▶ **The exercise**
Nothing after the line with "curve_i = [0.0, 0.0, 2.15]" belongs in the copy; extract the lines below from the top through that line, pictures left out.

▶ **Stored data**
○ ○ ○ ○

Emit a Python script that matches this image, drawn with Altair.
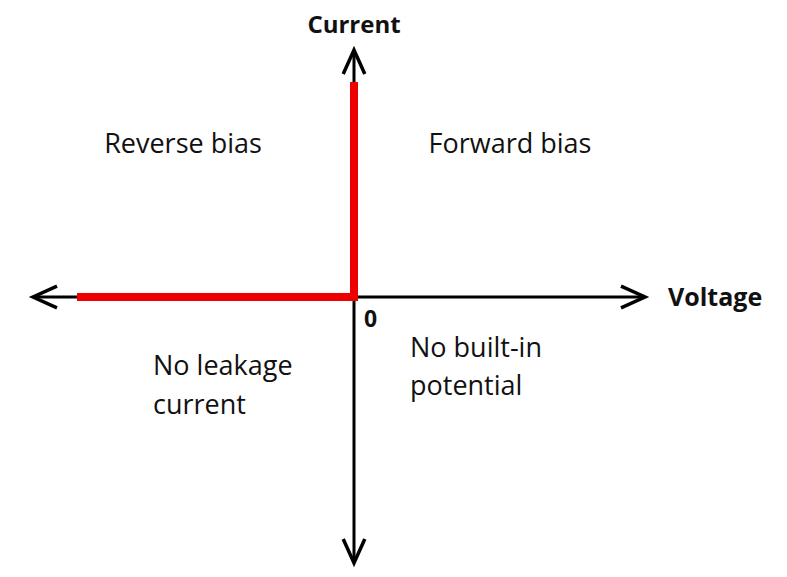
import altair as alt
import pandas as pd

# Axis extents (voltage / current units, origin at 0)
axis_x_min, axis_x_max = -3.21, 2.91
axis_y_min, axis_y_max = -2.66, 2.47

# Ideal diode characteristic (red)
curve_v = [-2.77, 0.0, 0.0]
curve_i = [0.0, 0.0, 2.15]

# Region labels
region_text = ["Reverse bias", "Forward bias", "No leakage", "current", "No built-in", "potential"]
region_x = [-1.71, 1.56, -2.01, -2.01, 0.56, 0.56]
region_y = [1.44, 1.44, -0.78, -1.17, -0.60, -0.98]
region_align = ["center", "center", "left", "left", "left", "left"]

# Axis labels
axis_text = ["Current", "Voltage", "0"]
axis_lx = [0.0, 3.14, 0.10]
axis_ly = [2.64, -0.09, -0.30]
axis_align = ["center", "left", "left"]
axis_size = [24, 25, 23]

XD = [-3.46, 4.25]
YD = [-2.72, 2.89]
xs = alt.Scale(domain=XD)
ys = alt.Scale(domain=YD)

axes_df = pd.DataFrame({
    "x": [axis_x_min, 0.0], "x2": [axis_x_max, 0.0],
    "y": [0.0, axis_y_min], "y2": [0.0, axis_y_max],
})
axes = alt.Chart(axes_df).mark_rule(color="black", strokeWidth=3).encode(
    x=alt.X("x:Q", scale=xs, axis=None), x2="x2:Q",
    y=alt.Y("y:Q", scale=ys, axis=None), y2="y2:Q",
)

arrows_df = pd.DataFrame({
    "x": [axis_x_max, axis_x_min, 0.0, 0.0],
    "y": [0.0, 0.0, axis_y_max, axis_y_min],
    "ang": [0, 180, 270, 90],
})
chevron = "M-1,-0.45L0,0L-1,0.45"
arrows = alt.Chart(arrows_df).mark_point(
    shape=chevron, size=2304, filled=False, color="black", strokeWidth=3.5,
    strokeJoin="miter", opacity=1,
).encode(
    x=alt.X("x:Q", scale=xs, axis=None),
    y=alt.Y("y:Q", scale=ys, axis=None),
    angle=alt.Angle("ang:Q", scale=None),
)

curve_df = pd.DataFrame({"v": curve_v, "i": curve_i, "o": list(range(len(curve_v)))})
curve = alt.Chart(curve_df).mark_line(
    color="#ee0000", strokeWidth=8, strokeJoin="miter", strokeCap="butt"
).encode(
    x=alt.X("v:Q", scale=xs, axis=None),
    y=alt.Y("i:Q", scale=ys, axis=None),
    order="o:Q",
)

reg_df = pd.DataFrame({"t": region_text, "x": region_x, "y": region_y, "a": region_align})
reg_layers = []
for al in ["center", "left"]:
    reg_layers.append(
        alt.Chart(reg_df[reg_df.a == al]).mark_text(
            align=al, baseline="alphabetic", font="Open Sans", fontSize=27, color="#111111"
        ).encode(
            x=alt.X("x:Q", scale=xs, axis=None),
            y=alt.Y("y:Q", scale=ys, axis=None),
            text="t:N",
        )
    )

ax_df = pd.DataFrame({"t": axis_text, "x": axis_lx, "y": axis_ly, "a": axis_align, "s": axis_size})
ax_layers = []
for i in range(len(axis_text)):
    ax_layers.append(
        alt.Chart(ax_df.iloc[[i]]).mark_text(
            align=axis_align[i], baseline="alphabetic", font="Open Sans", fontWeight="bold",
            fontSize=axis_size[i], color="#111111"
        ).encode(
            x=alt.X("x:Q", scale=xs, axis=None),
            y=alt.Y("y:Q", scale=ys, axis=None),
            text="t:N",
        )
    )

chart = alt.layer(axes, arrows, curve, *reg_layers, *ax_layers).properties(
    width=771, height=561, padding=0, autosize="none", background="white"
).configure_view(stroke=None)

chart.save("out.html", embed_options={"renderer": "svg", "actions": False})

○ ○ ○ ○

▶ **Solution to the exercise**
Emit a Python script that matches this image, drawn with Altair.
import altair as alt
import pandas as pd

# Axis extents (voltage / current units, origin at 0)
axis_x_min, axis_x_max = -3.21, 2.91
axis_y_min, axis_y_max = -2.66, 2.47

# Ideal diode characteristic (red)
curve_v = [-2.77, 0.0, 0.0]
curve_i = [0.0, 0.0, 2.15]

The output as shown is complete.